═══ PROVIDED DATA ═══

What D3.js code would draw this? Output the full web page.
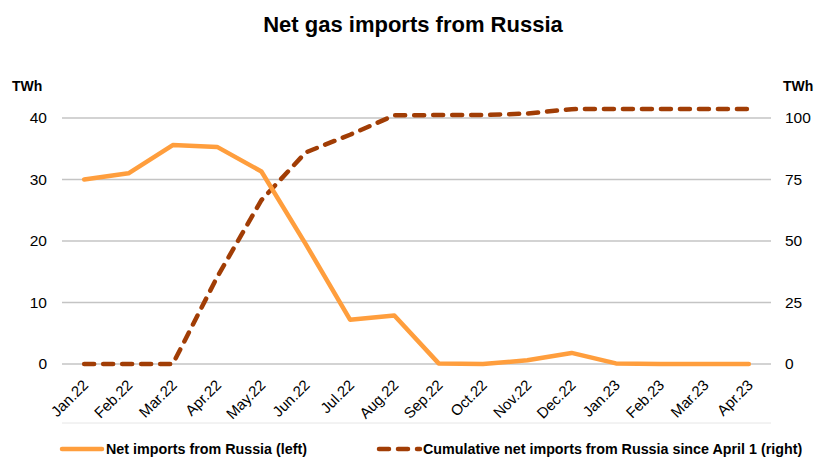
<!DOCTYPE html>
<html><head><meta charset="utf-8">
<script src="https://cdn.jsdelivr.net/npm/d3@7"></script>
<style>
body{margin:0;background:#fff;}
text{font-family:"Liberation Sans",Arial,sans-serif;fill:#000;}
</style></head>
<body><svg id="c" width="817" height="457"></svg>
<script>
const months = ["Jan.22","Feb.22","Mar.22","Apr.22","May.22","Jun.22","Jul.22","Aug.22","Sep.22","Oct.22","Nov.22","Dec.22","Jan.23","Feb.23","Mar.23","Apr.23"];
const netImports = [30.0,31.0,35.6,35.3,31.3,19.5,7.2,7.9,0.1,0.0,0.6,1.8,0.1,0.0,0.0,0.0];
const cumulative = [0,0,0,35.3,66.6,86.0,93.2,101.1,101.2,101.2,101.8,103.6,103.7,103.7,103.7,103.7];
const leftTicks = [0,10,20,30,40];
const rightTicks = [0,25,50,75,100];
const title = "Net gas imports from Russia";
const unit = "TWh";
const seriesNames = ["Net imports from Russia (left)","Cumulative net imports from Russia since April 1 (right)"];

const svg = d3.select("#c");
const x = d3.scalePoint().domain(months).range([62,771]).padding(0.5);
const yL = d3.scaleLinear().domain([0,40]).range([364,118]);
const yR = d3.scaleLinear().domain([0,100]).range([364,118]);
const cOrange = "#FF9E3D", cBrown = "#A13D05";

svg.append("text").attr("x",413).attr("y",32).attr("text-anchor","middle")
  .style("font-size","22px").style("font-weight","bold").text(title);
svg.append("text").attr("x",12).attr("y",91).style("font-size","14px").style("font-weight","bold").text(unit);
svg.append("text").attr("x",783).attr("y",91).style("font-size","14px").style("font-weight","bold").text(unit);

// grid
svg.append("g").selectAll("line").data(leftTicks).join("line")
  .attr("x1",62).attr("x2",771).attr("y1",d=>yL(d)).attr("y2",d=>yL(d))
  .attr("stroke","#c4c4c4").attr("stroke-width",1.3);

// left axis
const gl = svg.append("g").attr("transform","translate(62,0)")
  .call(d3.axisLeft(yL).tickValues(leftTicks).tickSize(0).tickPadding(15));
gl.select(".domain").remove();
gl.selectAll("text").style("font-size","15.5px").style("font-family","Liberation Sans, Arial, sans-serif").attr("fill","#000");

const gr = svg.append("g").attr("transform","translate(771,0)")
  .call(d3.axisRight(yR).tickValues(rightTicks).tickSize(0).tickPadding(14));
gr.select(".domain").remove();
gr.selectAll("text").style("font-size","15.5px").style("font-family","Liberation Sans, Arial, sans-serif").attr("fill","#000");

// bottom faint line
svg.append("line").attr("x1",62).attr("x2",771).attr("y1",423).attr("y2",423)
  .attr("stroke","#e6e6e6").attr("stroke-width",1);

// x labels
svg.append("g").selectAll("text").data(months).join("text")
  .attr("transform",d=>`translate(${x(d)+5},386) rotate(-45)`)
  .attr("text-anchor","end").style("font-size","15px").text(d=>d);

// lines
const lineL = d3.line().x((d,i)=>x(months[i])).y(d=>yL(d));
const lineR = d3.line().x((d,i)=>x(months[i])).y(d=>yR(d));
svg.append("path").datum(cumulative).attr("d",lineR).attr("fill","none")
  .attr("stroke",cBrown).attr("stroke-width",4.5).attr("stroke-dasharray","10,9").attr("stroke-linecap","round");
svg.append("path").datum(netImports).attr("d",lineL).attr("fill","none")
  .attr("stroke",cOrange).attr("stroke-width",4.5).attr("stroke-linejoin","round").attr("stroke-linecap","round");

// legend
svg.append("line").attr("x1",62).attr("x2",102).attr("y1",449).attr("y2",449)
  .attr("stroke",cOrange).attr("stroke-width",4.5).attr("stroke-linecap","round");
svg.append("text").attr("x",106).attr("y",454).style("font-size","14.3px").style("font-weight","bold").text(seriesNames[0]);
svg.append("line").attr("x1",379).attr("x2",420).attr("y1",449).attr("y2",449)
  .attr("stroke",cBrown).attr("stroke-width",4.5).attr("stroke-dasharray","10,9").attr("stroke-linecap","round");
svg.append("text").attr("x",423).attr("y",454).style("font-size","14.3px").style("font-weight","bold").text(seriesNames[1]);
</script></body></html>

═══

» **THE EXERCISE**: Go through the listing above and write it out again exactly, dropping the pictures.

» **ANSWER TO THE PROBLEM**:
What D3.js code would draw this? Output the full web page.
<!DOCTYPE html>
<html><head><meta charset="utf-8">
<script src="https://cdn.jsdelivr.net/npm/d3@7"></script>
<style>
body{margin:0;background:#fff;}
text{font-family:"Liberation Sans",Arial,sans-serif;fill:#000;}
</style></head>
<body><svg id="c" width="817" height="457"></svg>
<script>
const months = ["Jan.22","Feb.22","Mar.22","Apr.22","May.22","Jun.22","Jul.22","Aug.22","Sep.22","Oct.22","Nov.22","Dec.22","Jan.23","Feb.23","Mar.23","Apr.23"];
const netImports = [30.0,31.0,35.6,35.3,31.3,19.5,7.2,7.9,0.1,0.0,0.6,1.8,0.1,0.0,0.0,0.0];
const cumulative = [0,0,0,35.3,66.6,86.0,93.2,101.1,101.2,101.2,101.8,103.6,103.7,103.7,103.7,103.7];
const leftTicks = [0,10,20,30,40];
const rightTicks = [0,25,50,75,100];
const title = "Net gas imports from Russia";
const unit = "TWh";
const seriesNames = ["Net imports from Russia (left)","Cumulative net imports from Russia since April 1 (right)"];

const svg = d3.select("#c");
const x = d3.scalePoint().domain(months).range([62,771]).padding(0.5);
const yL = d3.scaleLinear().domain([0,40]).range([364,118]);
const yR = d3.scaleLinear().domain([0,100]).range([364,118]);
const cOrange = "#FF9E3D", cBrown = "#A13D05";

svg.append("text").attr("x",413).attr("y",32).attr("text-anchor","middle")
  .style("font-size","22px").style("font-weight","bold").text(title);
svg.append("text").attr("x",12).attr("y",91).style("font-size","14px").style("font-weight","bold").text(unit);
svg.append("text").attr("x",783).attr("y",91).style("font-size","14px").style("font-weight","bold").text(unit);

// grid
svg.append("g").selectAll("line").data(leftTicks).join("line")
  .attr("x1",62).attr("x2",771).attr("y1",d=>yL(d)).attr("y2",d=>yL(d))
  .attr("stroke","#c4c4c4").attr("stroke-width",1.3);

// left axis
const gl = svg.append("g").attr("transform","translate(62,0)")
  .call(d3.axisLeft(yL).tickValues(leftTicks).tickSize(0).tickPadding(15));
gl.select(".domain").remove();
gl.selectAll("text").style("font-size","15.5px").style("font-family","Liberation Sans, Arial, sans-serif").attr("fill","#000");

const gr = svg.append("g").attr("transform","translate(771,0)")
  .call(d3.axisRight(yR).tickValues(rightTicks).tickSize(0).tickPadding(14));
gr.select(".domain").remove();
gr.selectAll("text").style("font-size","15.5px").style("font-family","Liberation Sans, Arial, sans-serif").attr("fill","#000");

// bottom faint line
svg.append("line").attr("x1",62).attr("x2",771).attr("y1",423).attr("y2",423)
  .attr("stroke","#e6e6e6").attr("stroke-width",1);

// x labels
svg.append("g").selectAll("text").data(months).join("text")
  .attr("transform",d=>`translate(${x(d)+5},386) rotate(-45)`)
  .attr("text-anchor","end").style("font-size","15px").text(d=>d);

// lines
const lineL = d3.line().x((d,i)=>x(months[i])).y(d=>yL(d));
const lineR = d3.line().x((d,i)=>x(months[i])).y(d=>yR(d));
svg.append("path").datum(cumulative).attr("d",lineR).attr("fill","none")
  .attr("stroke",cBrown).attr("stroke-width",4.5).attr("stroke-dasharray","10,9").attr("stroke-linecap","round");
svg.append("path").datum(netImports).attr("d",lineL).attr("fill","none")
  .attr("stroke",cOrange).attr("stroke-width",4.5).attr("stroke-linejoin","round").attr("stroke-linecap","round");

// legend
svg.append("line").attr("x1",62).attr("x2",102).attr("y1",449).attr("y2",449)
  .attr("stroke",cOrange).attr("stroke-width",4.5).attr("stroke-linecap","round");
svg.append("text").attr("x",106).attr("y",454).style("font-size","14.3px").style("font-weight","bold").text(seriesNames[0]);
svg.append("line").attr("x1",379).attr("x2",420).attr("y1",449).attr("y2",449)
  .attr("stroke",cBrown).attr("stroke-width",4.5).attr("stroke-dasharray","10,9").attr("stroke-linecap","round");
svg.append("text").attr("x",423).attr("y",454).style("font-size","14.3px").style("font-weight","bold").text(seriesNames[1]);
</script></body></html>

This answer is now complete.